Siempre sostuve que la felicidad está en las cosas que no planeamos, en las que no vemos venir, esas que aparecen de la nada, como los suspiros de los amores nuevos o los chaparrones de verano. Pero últimamente este mundo se está volviendo previsible, y esas cosas se van extinguiendo.
A cierta edad, la llegada del otoño genera la misma emoción que el arribo de una colorida primavera. Si bien en primavera las flores explotan y llenan los espacios de colores, las sacudidas otoñales de los arces y los fresnos revoleando hojas amarillas por todas partes embellecen la sensación de la caída. Lo que se desprende logra hacerlo suavemente y a tiempo, iluminando el aire en su transcurso. No todo lo que cae es derrumbe.

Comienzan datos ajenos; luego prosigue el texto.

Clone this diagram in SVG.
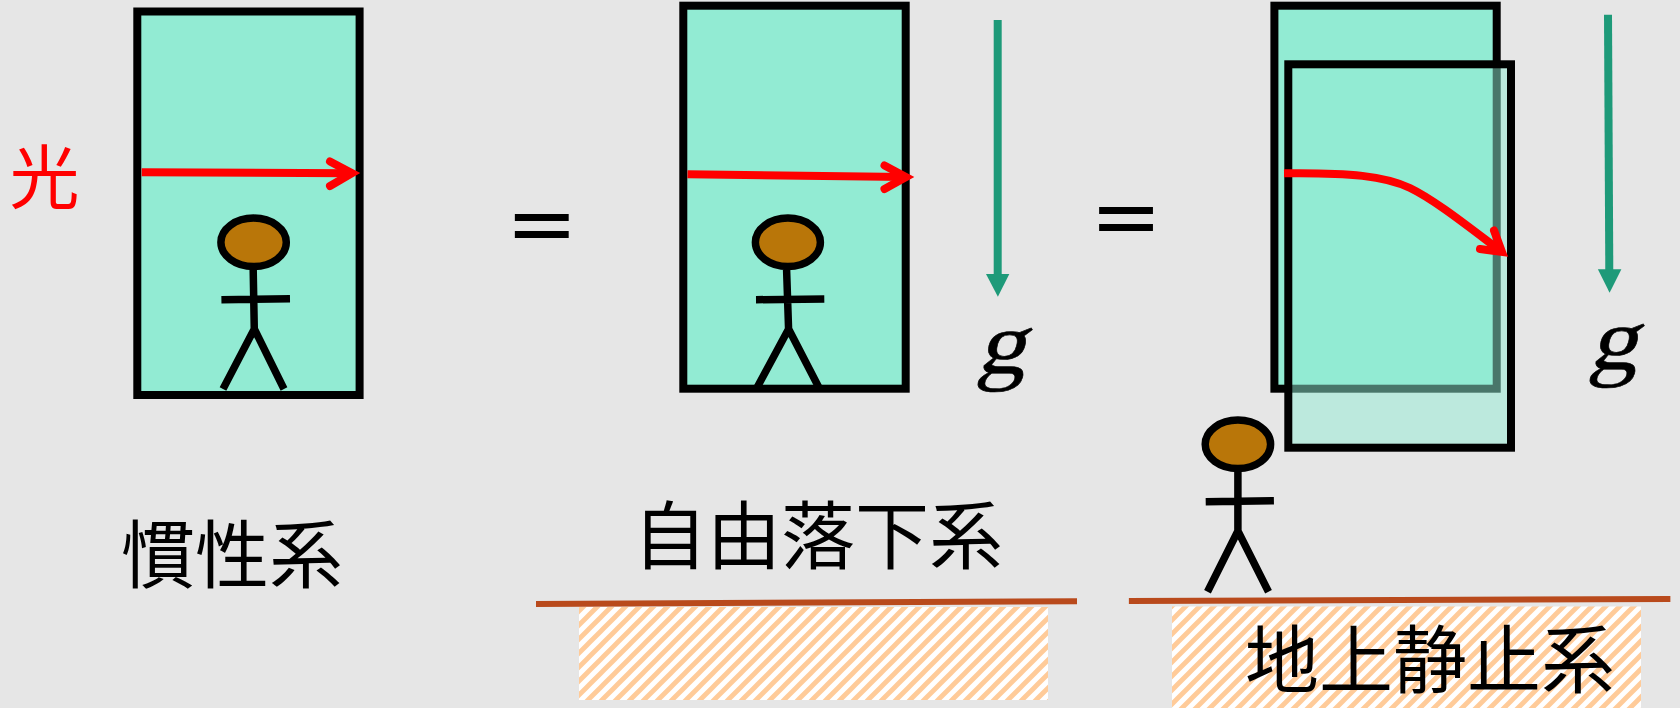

Esas suaves brisas permiten contemplar cómo los árboles ofrecen el espectáculo de su paulatina desnudez, iluminada con tantas tonalidades como sea posible imaginar. Desde el anaranjado prepotente hasta la estridencia de un amarillo flúor o la brillantez de un rojo acaramelado. De golpe pienso: ¿cómo hacen los árboles para renovarse todas las estaciones y seguir siendo lo que eran?
Debemos aprender del mundo vegetal, dejarnos alcanzar por sus reglas. Renovarnos en cada estación, como una meta de vida para que la savia nueva nos llene con su inagotable poder. Y hacerlo así, como venga, sin planearlo demasiado y según vaya saliendo de acuerdo a los sentimientos del momento.
“Debemos aprender del mundo vegetal, dejarnos alcanzar por sus reglas”.
En un otoño renovado, es posible volver a recorrer las calles como si el mundo fuese nuestro, como si todo estuviese a nuestros pies, como si fuésemos a poblarlo de criaturas maravillosas, de niños y de sueños, refundando mundos a cada minuto, dejando un reguero de flores y de buenos deseos en el camino. Elegir el sendero que más nos guste, susurrando al oído de quien quiera escucharlo: “No importa el tiempo, ser feliz es lo único que vale”. Volver a ser un animal salvaje paseando por la selva, siguiendo el instinto que equilibra la naturaleza. Sumar más viajes, más mar con quienes más queremos. Y alimentarnos con nuevas lecturas. En los libros, la salvación completa todavía es posible, como cuando mi madre vivía. Volver a sentir un mosaico de nuevas sensaciones, mientras vamos haciendo una suerte de balance de vida, vínculos, lecturas y escritura.
No importa que después lleguen los fríos. Y no me refiero solo a cuestiones climáticas. El frío social, la soledad de muchos, la solidaridad empobrecida, ideales que se vuelven cálculos en lugar de ilusión. Pero dejemos eso para cuando venga el invierno. Ya veremos en qué nos reconvertimos y cuál será nuestra optimista metamorfosis.
Por eso, en este momento, me estimulan las hojas amarillas de los fresnos, como si nos dijeran tenuemente que nos vayamos preparando para algo no planeado en este equinoccio. El otoño, con su paleta de ocres, permite comprobar que la belleza del instante acentúa la existencia del ser humano en la Tierra. Lo hace sensible y poderoso. Y eso debería ser el mejor combustible para lanzarnos a vivir una nueva aventura.